# Rotala verticillaris? Nope!



## Cavan Allen

I've recently discovered that the plant going around as _Rotala verticillaris_ is not what it appeared to be and in fact, isn't even in the same family as _Rotala_ (_Lythraceae_), which has been confirmed by a botanist specializing in those genera.

Ghazanfar had some growing emersed in a tub on his front porch that had some buds forming as the weather was getting cold. I put them into a small emersed setup I have going and they flowered, as you can see here:









Compare it to the inflorescence of _Pogostemon yatabeanus_:









And that of _P. stellatus_:









I'm pretty sure I know the species but I need (as the ones pictured have faded) to be sure of a few more things. Everything I've checked so far fits. It's interesting that the real _R. verticillaris_ looks very much like it, apart from its sessile (right up against the stem), solitary flowers.

I have been informed that this species is now being sold as a _Pogostemon_ in Japan.


----------



## Tex Gal

That is a beautiful flower! It sure looks like you are on the right track. It's amazing what you all can do! Thanks!


----------



## plantkeeper

Well this clear up my mystery. Nice work.

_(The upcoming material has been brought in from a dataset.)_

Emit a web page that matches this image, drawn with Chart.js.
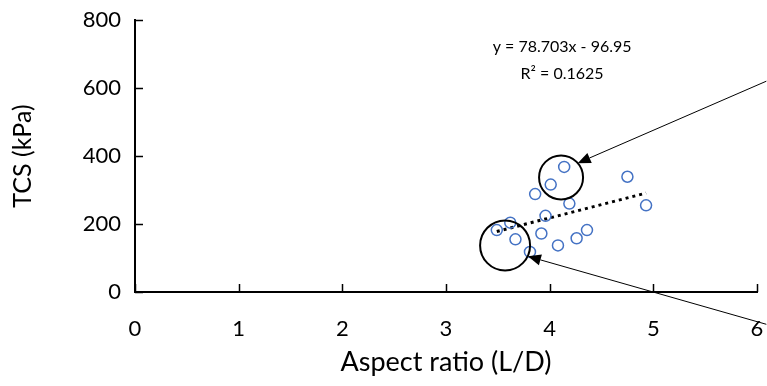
<!DOCTYPE html>
<html>
<head>
<meta charset="utf-8">
<script src="https://cdn.jsdelivr.net/npm/chart.js@4"></script>
<style>
  html, body { margin: 0; padding: 0; background: #fff; }
  #wrap { width: 767px; height: 386px; }
</style>
</head>
<body>
<div id="wrap"><canvas id="tcsChart"></canvas></div>
<script>
// Dados
const aspectRatio = [3.49, 3.62, 3.67, 3.81, 3.86, 3.92, 3.96, 4.01, 4.08, 4.14, 4.19, 4.26, 4.36, 4.75, 4.93];
const tcs = [182, 204, 155, 118, 288, 172, 224, 316, 137, 368, 260, 158, 182, 339, 255];
const slope = 78.703;
const intercept = -96.95;
const eqLines = ['y = 78.703x - 96.95', 'R² = 0.1625'];

const FONT = 'Lato, "Open Sans", sans-serif';

const xMin = Math.min(...aspectRatio);
const xMax = Math.max(...aspectRatio);
const trend = [
    { x: xMin, y: slope * xMin + intercept },
    { x: xMax, y: slope * xMax + intercept }
];

// desenha marcas internas, círculos, setas e equação
const extras = {
    id: 'extras',
    afterDraw(chart) {
        const { ctx, scales: { x, y } } = chart;
        ctx.save();
        // marcas dos eixos (para dentro)
        ctx.strokeStyle = '#000';
        ctx.lineWidth = 1.5;
        ctx.beginPath();
        x.ticks.forEach(t => {
            const px = Math.round(x.getPixelForValue(t.value)) + 0.5;
            ctx.moveTo(px, y.bottom);
            ctx.lineTo(px, y.bottom - 8);
        });
        y.ticks.forEach(t => {
            const py = Math.round(y.getPixelForValue(t.value)) + 0.5;
            ctx.moveTo(x.left, py);
            ctx.lineTo(x.left + 8, py);
        });
        ctx.stroke();

        // círculos
        ctx.lineWidth = 2;
        [[4.11, 337, 22], [3.57, 137, 25]].forEach(c => {
            ctx.beginPath();
            ctx.arc(x.getPixelForValue(c[0]), y.getPixelForValue(c[1]), c[2], 0, Math.PI * 2);
            ctx.stroke();
        });

        // setas
        ctx.lineWidth = 1;
        ctx.fillStyle = '#000';
        [[6.09, 620, 4.27, 379], [6.09, -95, 3.79, 105]].forEach(a => {
            const x1 = x.getPixelForValue(a[0]), y1 = y.getPixelForValue(a[1]);
            const x2 = x.getPixelForValue(a[2]), y2 = y.getPixelForValue(a[3]);
            const ang = Math.atan2(y2 - y1, x2 - x1);
            const len = 13, w = 5.5;
            const bx = x2 - len * Math.cos(ang), by = y2 - len * Math.sin(ang);
            ctx.beginPath();
            ctx.moveTo(x1, y1);
            ctx.lineTo(bx, by);
            ctx.stroke();
            ctx.beginPath();
            ctx.moveTo(x2, y2);
            ctx.lineTo(bx + w * Math.sin(ang), by - w * Math.cos(ang));
            ctx.lineTo(bx - w * Math.sin(ang), by + w * Math.cos(ang));
            ctx.closePath();
            ctx.fill();
        });

        // equação
        ctx.font = '16px ' + FONT;
        ctx.textAlign = 'center';
        ctx.textBaseline = 'middle';
        ctx.fillStyle = '#000';
        const ex = x.getPixelForValue(4.12);
        ctx.fillText(eqLines[0], ex, y.getPixelForValue(720));
        ctx.fillText(eqLines[1], ex, y.getPixelForValue(643));
        ctx.restore();
    }
};

const ctx = document.getElementById('tcsChart').getContext('2d');
new Chart(ctx, {
    type: 'scatter',
    data: {
        datasets: [{
            label: 'TCS',
            data: aspectRatio.map((v, i) => ({ x: v, y: tcs[i] })),
            borderColor: '#4472C4',
            backgroundColor: 'rgba(0,0,0,0)',
            borderWidth: 1.5,
            pointRadius: 5.5,
            pointHoverRadius: 5.5
        }, {
            label: 'Linear',
            type: 'line',
            data: trend,
            borderColor: '#000',
            borderWidth: 3,
            borderDash: [3, 4],
            pointRadius: 0,
            fill: false
        }]
    },
    options: {
        responsive: true,
        maintainAspectRatio: false,
        animation: false,
        layout: { padding: { left: 8, top: 20, right: 10, bottom: 8 } },
        plugins: {
            legend: { display: false },
            tooltip: { enabled: false }
        },
        scales: {
            x: {
                type: 'linear',
                min: 0,
                max: 6,
                ticks: { stepSize: 1, padding: 24, color: '#000', font: { family: FONT, size: 22 } },
                grid: { display: true, drawOnChartArea: false, drawTicks: false },
                border: { color: '#000', width: 2 },
                title: { display: true, text: 'Aspect ratio (L/D)', color: '#000', font: { family: FONT, size: 27 }, padding: { top: 0, bottom: 0 } },
                afterFit: s => { s.height = 86; s.paddingLeft = 0; s.paddingRight = 0; }
            },
            y: {
                min: 0,
                max: 800,
                ticks: { stepSize: 200, padding: 14, color: '#000', font: { family: FONT, size: 22 } },
                grid: { display: true, drawOnChartArea: false, drawTicks: false },
                border: { color: '#000', width: 2 },
                title: { display: true, text: 'TCS (kPa)', color: '#000', font: { family: FONT, size: 25 }, padding: 0 },
                afterFit: s => { s.width = 127; s.paddingTop = 0; s.paddingBottom = 0; }
            }
        }
    },
    plugins: [extras]
});
</script>
</body>
</html>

I am going to stick some of this in my emersed setup, pretty inflorescence.


----------



## Crispino Ramos

some friends call it Pogostemon erectum


----------



## Cavan Allen

That's the correct name. Its inflorescences are not like any _Rotala_ and it does match _P. erectum_.


----------



## hooha

For those of you who aren't as edumacated like me 

Rotala rotundifolia flower:









Pogostemon erectum flower (the plant formerly know as Rotala verticillaris):


----------



## Cavan Allen

If you look closely at the flowers of the _Pogostemon_, you'll notice that the filaments of the stamens have trichomes (hairs). No species in the entire _Lythraceae_ family has that feature (that was what I meant to say above). Additionally, the flowers of real _R. verticillaris_ are quite small and are right up against the stem at the nodes, totally unlike the flowers shown previously.

I noticed too, that the Japanese site Grassy Aqua lists it as "Rotala cf. verticillaris" (cf meaning similar to) and gives the place of collection as in the state of Maharashtra, in Western peninsular India (_P. erectum_ is endemic to this area), where _R. verticillaris_ does not grow (it does grow in the Southeastern side of the peninsula and in Sri Lanka). Not conclusive by itself, but certainly interesting.

In this case, I was fortunate to have not only a good description (Aquatic and Wetland Plants of India by C.D.K. Cook), but also well-preserved actual specimens to which I could compare my flowering material. Very neat stuff.


----------



## Cavan Allen

I ran across this photo of _P. erectum_ in its natural habitat (_P. deccanescens_ is a synonym):

__
https://flic.kr/p/2924384477


----------



## davemonkey

Wow! That's quite a site to see a species dominate like that. All the wetlands here are a hodge-podge of different plants. The only ones with a 'majority species' are those getting overtaken by AlligatorWeed.

-Dave


----------



## apm

those are crazy colours, really cool camera work. I just got my canon xsi.. im def not there yet.. any tips?


----------